En este sentido no es libre el que, en un régimen tiránico, se ve obligado por la fuerza a someterse; pero lo es mucho menos aquel a quien han convencido de que ese régimen tiránico es el paraíso y vive a gusto en él. Ha perdido la libertad de manera casi irrecuperable. Por eso tiene más libertad el cristiano encerrado en las prisiones de Cuba que el infatuado seguidor de Fidel Castro en su Mercedes Benz.

La Biblia dice que la máxima ignorancia es la del impío que no cree en Dios. Lo compara a las mulas sin inteligencia. De allí que el ateo es el hombre más trágica y supremamente equivocado. Y es más ignorante el Sr. profesor universitario que se mofa de lo divino que el analfabeto que humildemente profesa su Credo. Ese señor inteligente, en medio de su tonto orgullo, es el menos libre de los hombres, porque no sabe para qué está en este mundo, para qué vive y respira, qué debe hacer para realizarse como hombre, de qué sirven sus dichas y sufrimientos y hacia dónde se dirige inexorablemente su existencia como la de todo hombre. Vive inútilmente los días que Dios le ha dado para ganarse el cielo y corre peligrosamente el riesgo de transitar la senda de su definitiva frustración.

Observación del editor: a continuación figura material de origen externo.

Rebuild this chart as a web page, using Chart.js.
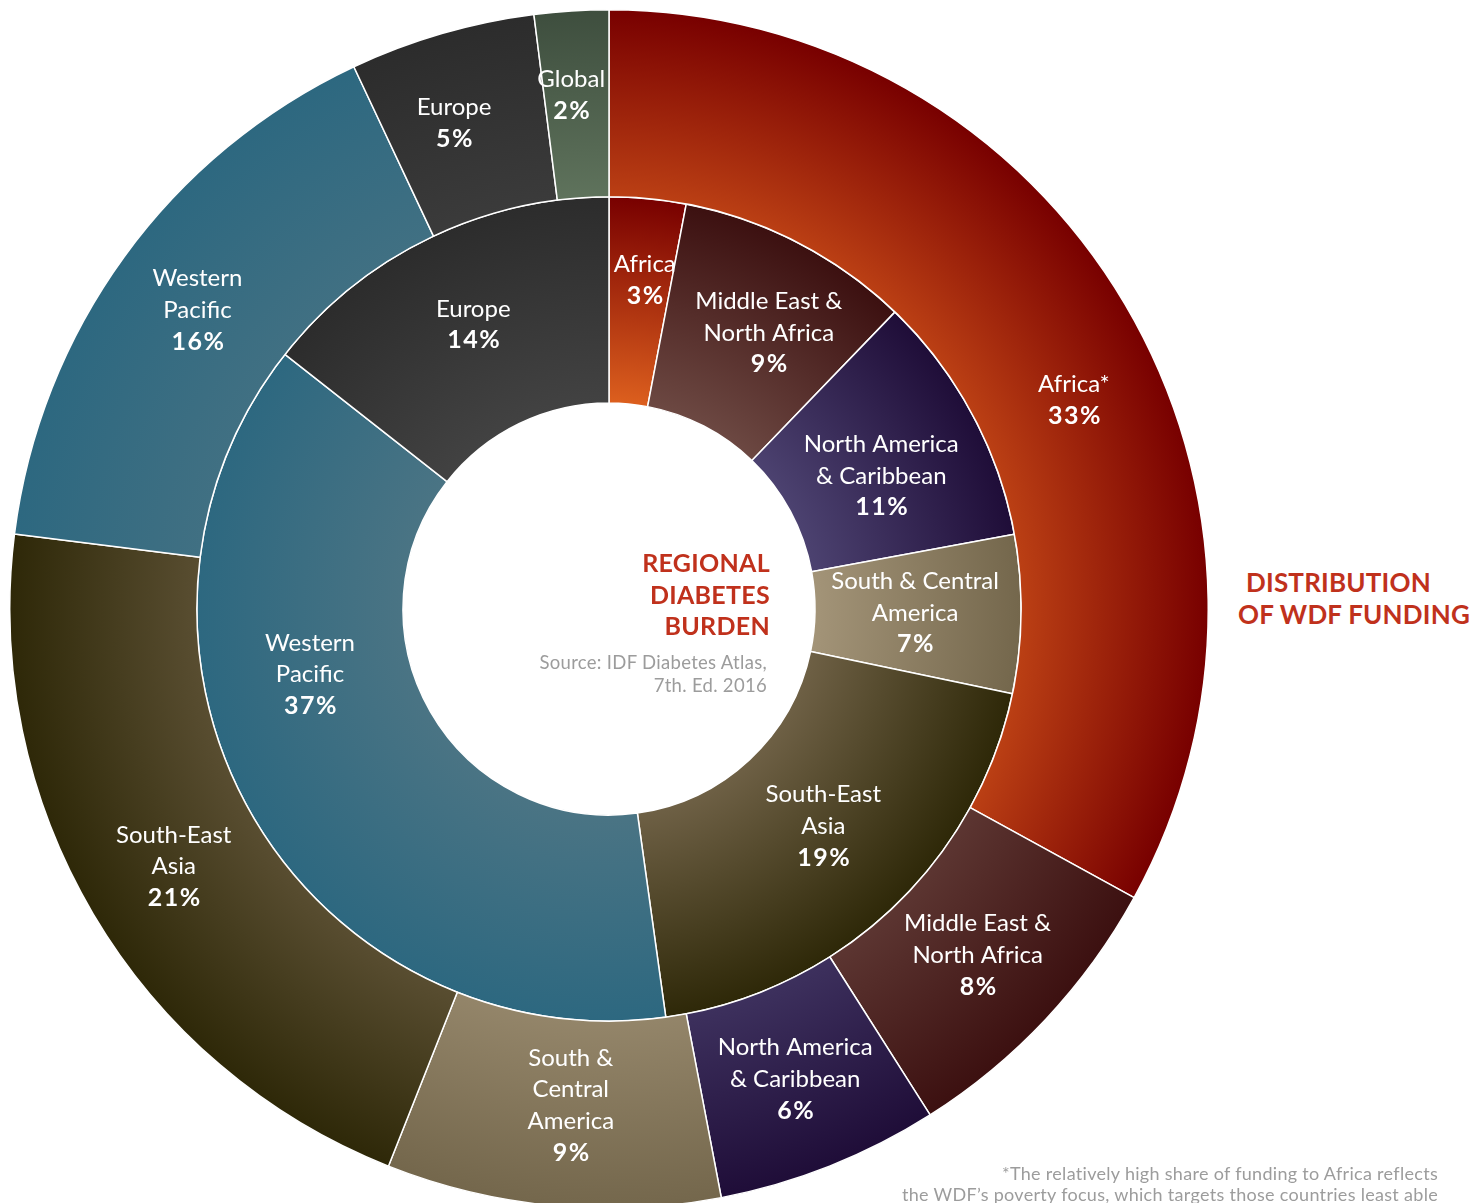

Y, por eso, solo Cristo nos da la verdadera libertad, la auténtica liberación, porque solamente El, a través de su Iglesia, puede darnos la espada tajante de la verdad para desanudar en Gordias los lazos del error; y la fuerza impetuosa de la gracia para arrear a fustazos la debilidad egoísta y cobarde de las pasiones desmadradas.
Y, entonces, porque “nuestra vocación”, dice San Pablo, “es la libertad”, “dejemos a los muertos que entierren a sus muertos”, sigamos a Cristo, pongamos la mano en el arado y nunca más miremos hacia atrás.